SET EXERCISE:
Wherever "chart" appears in a line, copy that line.
-- begin --
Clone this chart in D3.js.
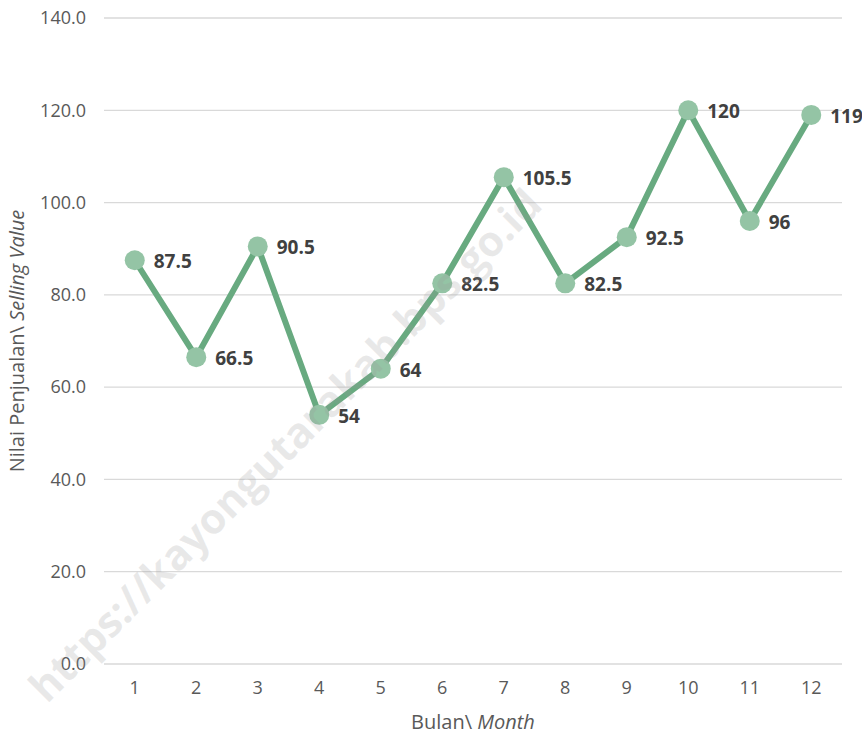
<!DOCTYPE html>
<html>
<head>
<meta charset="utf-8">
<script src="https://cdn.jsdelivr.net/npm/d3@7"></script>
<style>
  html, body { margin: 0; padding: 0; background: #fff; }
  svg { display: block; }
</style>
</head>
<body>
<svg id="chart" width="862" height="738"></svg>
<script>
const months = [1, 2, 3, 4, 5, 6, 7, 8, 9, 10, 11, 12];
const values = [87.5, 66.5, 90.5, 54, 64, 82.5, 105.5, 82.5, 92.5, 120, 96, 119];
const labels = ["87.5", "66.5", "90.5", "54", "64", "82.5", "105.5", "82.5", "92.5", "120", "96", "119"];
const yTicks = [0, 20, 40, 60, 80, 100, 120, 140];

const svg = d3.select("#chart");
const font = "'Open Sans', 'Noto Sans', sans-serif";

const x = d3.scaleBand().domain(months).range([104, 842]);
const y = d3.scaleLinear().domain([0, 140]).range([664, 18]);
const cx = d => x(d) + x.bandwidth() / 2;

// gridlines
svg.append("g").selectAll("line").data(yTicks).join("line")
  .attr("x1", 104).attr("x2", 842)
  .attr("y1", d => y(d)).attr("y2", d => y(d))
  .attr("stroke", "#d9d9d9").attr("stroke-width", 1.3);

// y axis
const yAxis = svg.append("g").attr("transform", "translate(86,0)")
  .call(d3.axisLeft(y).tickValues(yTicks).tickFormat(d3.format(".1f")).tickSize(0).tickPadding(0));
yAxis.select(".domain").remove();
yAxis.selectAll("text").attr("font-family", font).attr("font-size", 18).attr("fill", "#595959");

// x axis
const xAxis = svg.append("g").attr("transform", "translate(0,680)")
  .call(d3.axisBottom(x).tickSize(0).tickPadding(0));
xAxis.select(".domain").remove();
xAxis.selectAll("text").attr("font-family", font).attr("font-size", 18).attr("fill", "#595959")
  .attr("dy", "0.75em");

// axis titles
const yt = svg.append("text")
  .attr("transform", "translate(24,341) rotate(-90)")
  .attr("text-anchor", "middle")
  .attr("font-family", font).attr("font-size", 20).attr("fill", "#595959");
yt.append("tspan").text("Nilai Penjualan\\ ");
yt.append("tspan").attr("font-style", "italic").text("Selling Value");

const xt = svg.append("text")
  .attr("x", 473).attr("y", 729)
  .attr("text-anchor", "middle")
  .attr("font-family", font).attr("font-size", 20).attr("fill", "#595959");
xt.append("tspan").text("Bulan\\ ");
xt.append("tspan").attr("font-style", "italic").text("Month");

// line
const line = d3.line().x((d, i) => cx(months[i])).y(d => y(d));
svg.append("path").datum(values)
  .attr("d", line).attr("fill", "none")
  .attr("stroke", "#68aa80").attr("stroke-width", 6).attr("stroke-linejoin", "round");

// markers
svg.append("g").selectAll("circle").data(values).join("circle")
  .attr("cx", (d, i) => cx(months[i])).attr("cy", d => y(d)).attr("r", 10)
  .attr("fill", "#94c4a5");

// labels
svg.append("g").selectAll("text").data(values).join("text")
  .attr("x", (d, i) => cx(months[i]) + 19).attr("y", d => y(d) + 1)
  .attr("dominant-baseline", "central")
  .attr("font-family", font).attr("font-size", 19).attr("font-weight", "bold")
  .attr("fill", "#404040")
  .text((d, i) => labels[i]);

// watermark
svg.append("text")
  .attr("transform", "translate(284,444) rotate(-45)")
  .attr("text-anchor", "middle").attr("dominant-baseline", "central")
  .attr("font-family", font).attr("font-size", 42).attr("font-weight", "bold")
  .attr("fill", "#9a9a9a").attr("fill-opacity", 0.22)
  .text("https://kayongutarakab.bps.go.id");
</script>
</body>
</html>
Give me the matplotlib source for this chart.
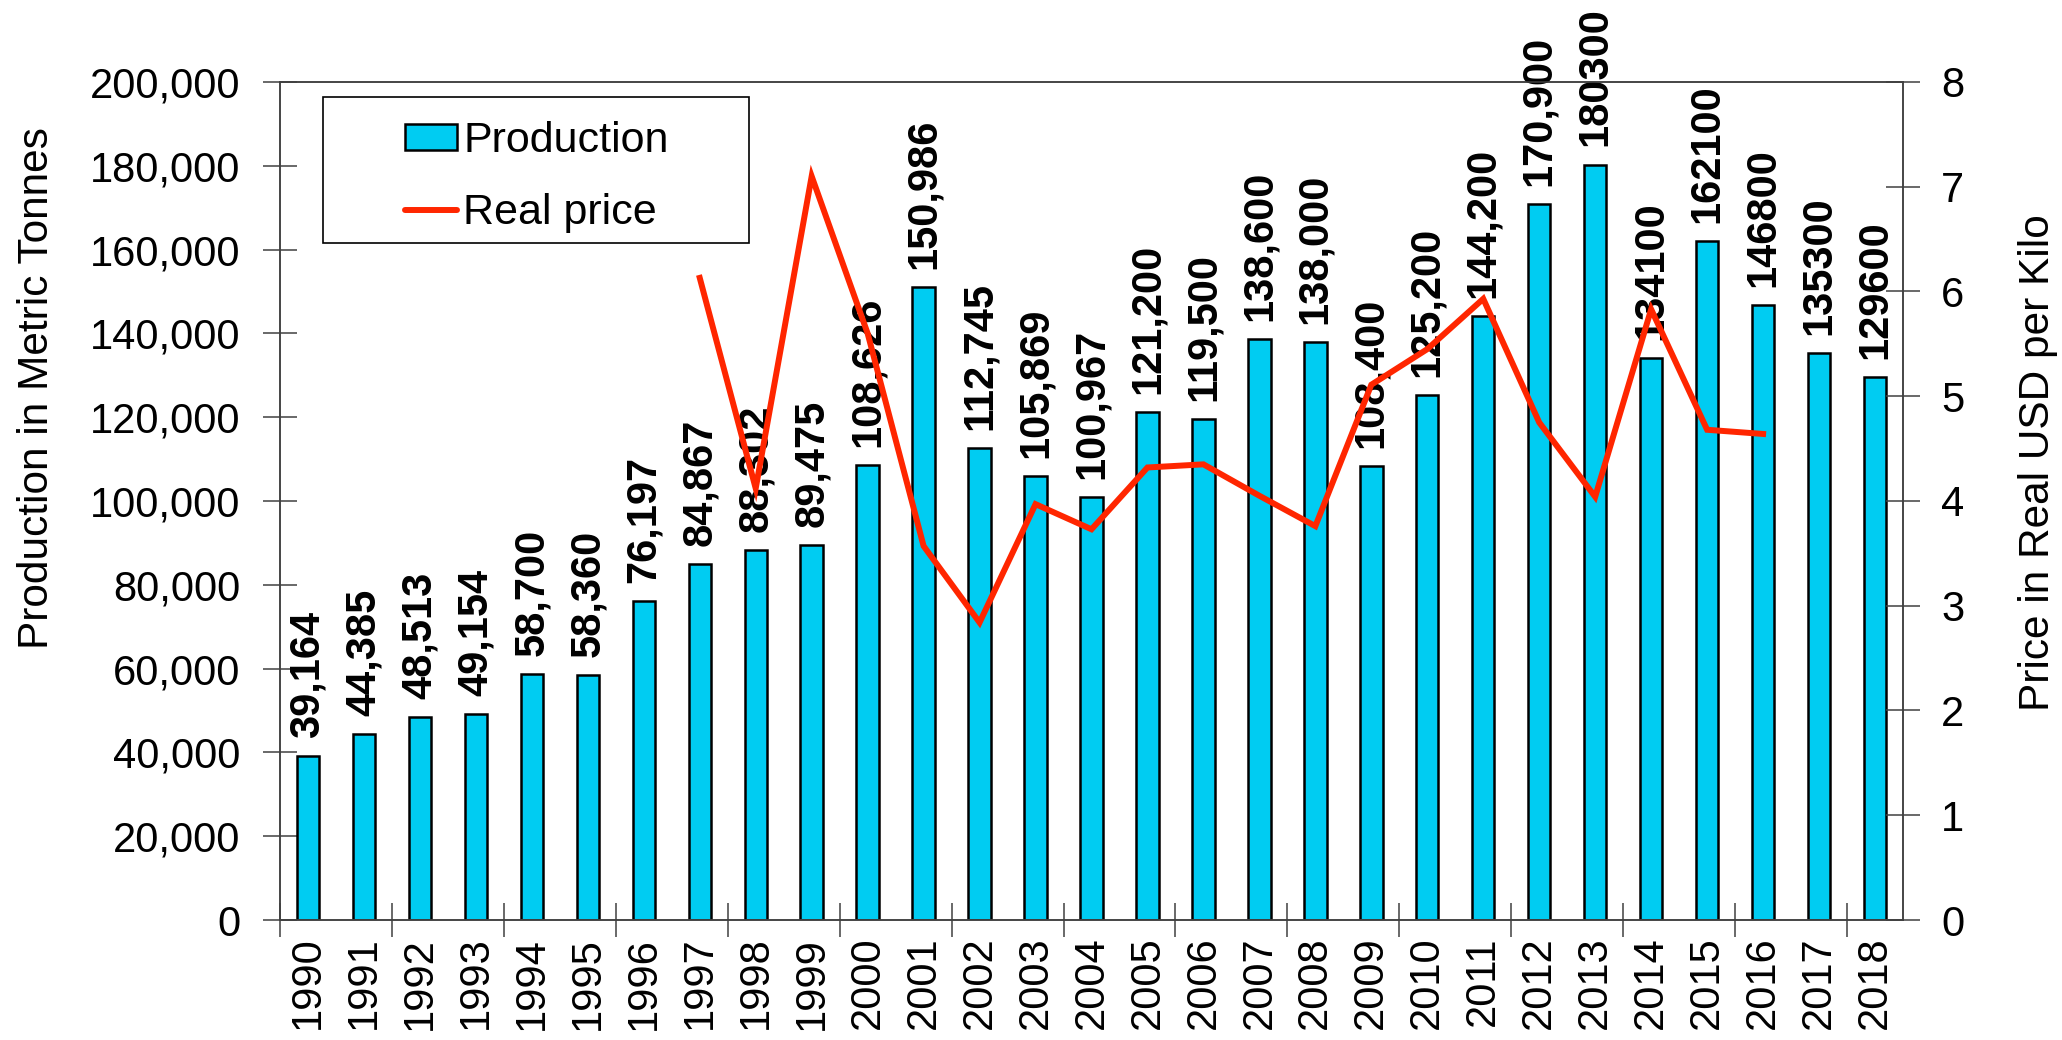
-- end --
RESPONSE BELOW:
Clone this chart in D3.js.
<svg id="chart" width="862" height="738"></svg>
const svg = d3.select("#chart");
Give me the matplotlib source for this chart.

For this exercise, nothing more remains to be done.